Bölüm 16

4.4K 233 51
                                    

Varlığımın ve tüm hücrelerimin son damlasına kadar bir Usain Bolt edasıyla koştum. Bir yandan da tozlanmış çarkları çevirmeye çalışarak babamın geç geleceğini belirttiği halde neden erken ve de habersiz geldiğini bulmaya çalışıyordum.

Evin geniş bahçesine adımımı attığımda başka bir gerçek yüzüme çarptı. Ben şimdi babama ne diyeceğim? Saat olmuş gecenin körü. Soluklanmaya çalışarak yavaş adımlarla eve doğru ilerledim.

Işığı yanan oda da babamın ileri geri giden siluetini gördüğümde istemsizce yutkundum.Harbiden ne diyeceğim lan?
Babam beni hiçbir zaman dövmemişti. Gerçi yokluğunu babaannem doldurmuştu ama o konuya girmek istemiyorum. Yine de babam konuştuğu zaman öyle bir konuşurdu ki 'keşke ağzımı burnumu kırsa ' derdiniz.

Ne kadar geç gidersem yiyeceğim azar o kadar büyük olacağı için kendimi, ben ve göt korkumla birlikte kapıyı çalarken buldum.

Kapı açıldı. Ama o nasıl bir açılıştır? Önümden fırtına geçse bu kadar sarsılmazdım heralde. Buz gibi bir gece de bir yerlerimde dahil olmak üzere sucuk gibi terliyordum.

Babamla göz göze gelince bir anda tüm korkum buhar olup uçtu. En azından bir süreliğine. Çünkü onu karşımda biraz daha kırlaşmış saçları, biraz daha uzamış sakalları ve biraz daha yorgunlukla çöken omuzlarını görünce ağzımdan kaçan bir çığlıkla ona sarıldım.

Göz yaşlarım akmak için sınırları zorladığında sanki bunu engelleyebilecekmiş gibi burnumu çektim.
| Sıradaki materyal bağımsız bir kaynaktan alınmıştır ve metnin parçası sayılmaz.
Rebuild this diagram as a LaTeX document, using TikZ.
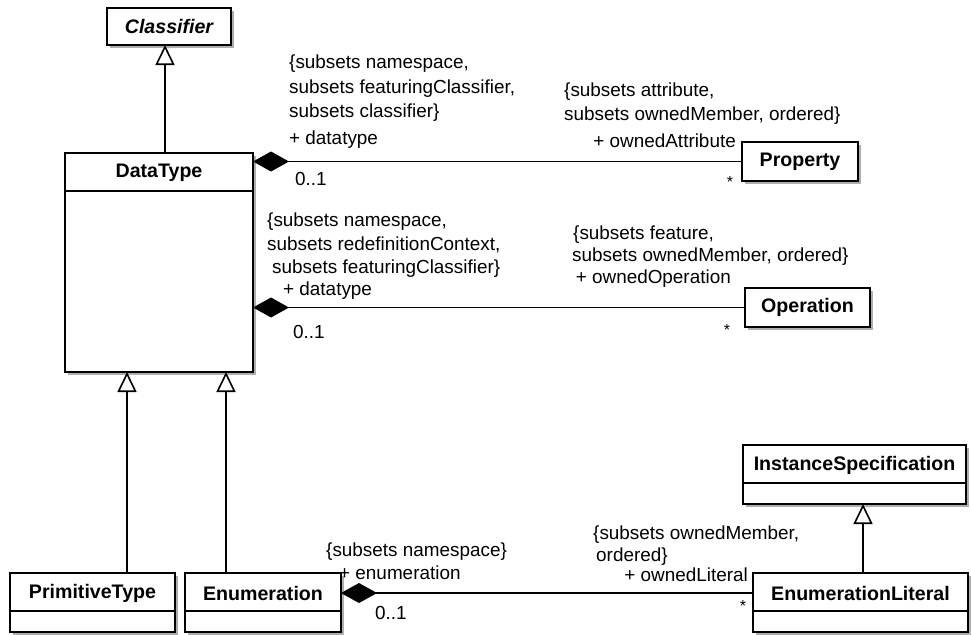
\documentclass[tikz,border=0pt]{standalone}
\usepackage{fontspec}
\setmainfont{Liberation Sans}
\usetikzlibrary{arrows.meta,shadows}
\begin{document}
\begin{tikzpicture}[x=1pt,y=-1pt,
  cls/.style={draw,fill=white,line width=1.6pt,inner sep=0pt,outer sep=0pt,
     font=\fontsize{19.6}{22}\selectfont\bfseries,
     drop shadow={shadow xshift=3pt,shadow yshift=-3pt,fill=black!70,opacity=0.45}},
  ttl/.style={font=\fontsize{19.6}{22}\selectfont\bfseries,inner sep=0pt},
  divider/.style={line width=1.6pt},
  lbl/.style={font=\fontsize{18.9}{24}\selectfont,inner sep=0pt,anchor=base west},
  rlbl/.style={font=\fontsize{18.9}{24}\selectfont,inner sep=0pt,anchor=base east},
  star/.style={font=\fontsize{16}{20}\selectfont,inner sep=0pt},
  gen/.style={line width=1.6pt,-{Triangle[open,fill=white,length=20pt,width=19pt]}},
  comp/.style={line width=1.6pt,{Diamond[length=36pt,width=20pt]}-}
]
\useasboundingbox (0,0) rectangle (971,634);

% classes
\node[cls,minimum width=124pt,minimum height=37pt] (cl) at (169,26.5) {\itshape Classifier};
\node[cls,minimum width=188pt,minimum height=219pt] (dt) at (159,262.5) {};
\node[ttl] (dtT) at ([yshift=-20pt]dt.north) {DataType};
\draw[divider] ([yshift=-38pt]dt.north west) -- ([yshift=-38pt]dt.north east);

\node[cls,minimum width=116pt,minimum height=39pt] (pr) at (800,161.5) {Property};
\node[cls,minimum width=125pt,minimum height=39pt] (op) at (807.5,307.5) {Operation};

\node[cls,minimum width=165pt,minimum height=59pt] (pt) at (92.5,602.5) {};
\node[ttl] (ptT) at ([yshift=-20pt]pt.north) {PrimitiveType};
\draw[divider] ([yshift=-38pt]pt.north west) -- ([yshift=-38pt]pt.north east);

\node[cls,minimum width=156pt,minimum height=59pt] (en) at (263,602.5) {};
\node[ttl] (enT) at ([yshift=-20pt]en.north) {Enumeration};
\draw[divider] ([yshift=-38pt]en.north west) -- ([yshift=-38pt]en.north east);

\node[cls,minimum width=223pt,minimum height=59pt] (is) at (854.5,474.5) {};
\node[ttl] (isT) at ([yshift=-20pt]is.north) {InstanceSpecification};
\draw[divider] ([yshift=-38pt]is.north west) -- ([yshift=-38pt]is.north east);

\node[cls,minimum width=215pt,minimum height=59pt] (el) at (860.5,602.5) {};
\node[ttl] (elT) at ([yshift=-20pt]el.north) {EnumerationLiteral};
\draw[divider] ([yshift=-38pt]el.north west) -- ([yshift=-38pt]el.north east);

% generalizations
\draw[gen] ([xshift=6pt]dt.north) -- ([xshift=6pt]dt.north |- cl.south);
\draw[gen] ([xshift=34.5pt]pt.north) -- ([xshift=34.5pt]pt.north |- dt.south);
\draw[gen] ([xshift=-37pt]en.north) -- ([xshift=-37pt]en.north |- dt.south);
\draw[gen] ([xshift=2.5pt]el.north) -- ([xshift=2.5pt]el.north |- is.south);

% compositions
\draw[comp] (pr.west -| dt.east) -- (pr.west);
\draw[comp] (op.west -| dt.east) -- (op.west);
\draw[comp] (enT -| en.east) -- (enT -| el.west);

% labels association 1
\node[lbl] (a1) at (289,69) {\{subsets namespace,};
\node[lbl] (a2) at (289,93) {subsets featuringClassifier,};
\node[lbl] (a3) at (289,117) {subsets classifier\}};
\node[lbl] (a4) at (289,144) {+ datatype};
\node[lbl] (a5) at (295,185) {0..1};
\node[lbl] (b1) at (564,96) {\{subsets attribute,};
\node[lbl] (b2) at (564,120) {subsets ownedMember, ordered\}};
\node[rlbl] (b3) at (736,147) {+ ownedAttribute};
\node[star] (b4) at (730,182) {*};

% labels association 2
\node[lbl] (c1) at (267,226) {\{subsets namespace,};
\node[lbl] (c2) at (267,250) {subsets redefinitionContext,};
\node[lbl] (c3) at (272,273) {subsets featuringClassifier\}};
\node[lbl] (c4) at (283,295) {+ datatype};
\node[lbl] (c5) at (293,338) {0..1};
\node[lbl] (d1) at (573,239) {\{subsets feature,};
\node[lbl] (d2) at (572,261) {subsets ownedMember, ordered\}};
\node[rlbl] (d3) at (731,283) {+ ownedOperation};
\node[star] (d4) at (727,330) {*};

% labels association 3
\node[lbl] (e1) at (326,556) {\{subsets namespace\}};
\node[lbl] (e2) at (339,579) {+ enumeration};
\node[lbl] (e3) at (375,619) {0..1};
\node[lbl] (f1) at (593,539) {\{subsets ownedMember,};
\node[lbl] (f2) at (596,561) {ordered\}};
\node[rlbl] (f3) at (748,581) {+ ownedLiteral};
\node[star] (f4) at (743,606) {*};
\end{tikzpicture}
\end{document}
Babam bana sardığı kollarını biraz daha sıkıp beni koklarken "Yine mi burnunu bana siliyorsun? Bazen ben gelmesem burnunu silmeyecekmişsin gibi hissediyorum. " diye mırıldandı. Keyifle kıkırdayarak kendimi babamın kollarından kurtardım.

"Doğruyu söyle. İhtiyarlaşmamak için mi yiyorsun benim ömrümü? " dedim, çocuksu bir mutlulukla parlayan ela gözlerine bakarken. Sanırım zaman sizden sadece gözlerinizi çalamıyordu.

Homurdanarak bana baktı. "Doğruyu söyle. Benden böyle kurtulabileceğini düşünmüyorsun değil mi? " dedi kaşlarını yukarıya kaldırarak.

"Ehehe." verebileceğim tek tepkiydi.

*************
Derin bir nefes aldı ve başını yukarıya kaldırarak sabır dilendi. Sonra tekrar bana döndü.

"Kızım bu saatte dışarda neredeydin? "

"Ne zamandan beri yürüyüş yapmak yasak oldu? "

"Ne zamandan beri yürüyüşler gecenin bir saati yapılır oldu? "

"Zaman farkına alışamadım. "

"Bir haftadan fazla oldu."

"Kurtları inceleyeyim demiştim. "

"Ekipmansız? "

Artık resmen nereye tüy diksem moduna bağlamıştım. En sonunda aptalca bir şey söylememek için sustum. Babamın alnında seğiren damar dikkatimi dağıtıyordu zaten.

Havayı koklamaya başlayınca gerilerek pür dikkat onu izledim. Gene ne buldu Allah aşkına.

Kaşlarını çatarak bana döndü. "Bir yerden erkek parfümümü geliyor? " dedi kuşkuyla dikkatini üzerimde toplarken.

He babacım o parfüm Daniel'a ait ya, merak etme sen. Şansıma tüküreyim. Zoolog bir babaya sahip olmak böyle bir şeydi. Mesleğinin alışkanlıkları günlük yaşama sıçrıyordu. Örneğin ilk sigara deneyimimde sadece br fırt çekmeme rağmen bunun kokusunu almış ve tabiri caizse ağzıma sıçmıştı.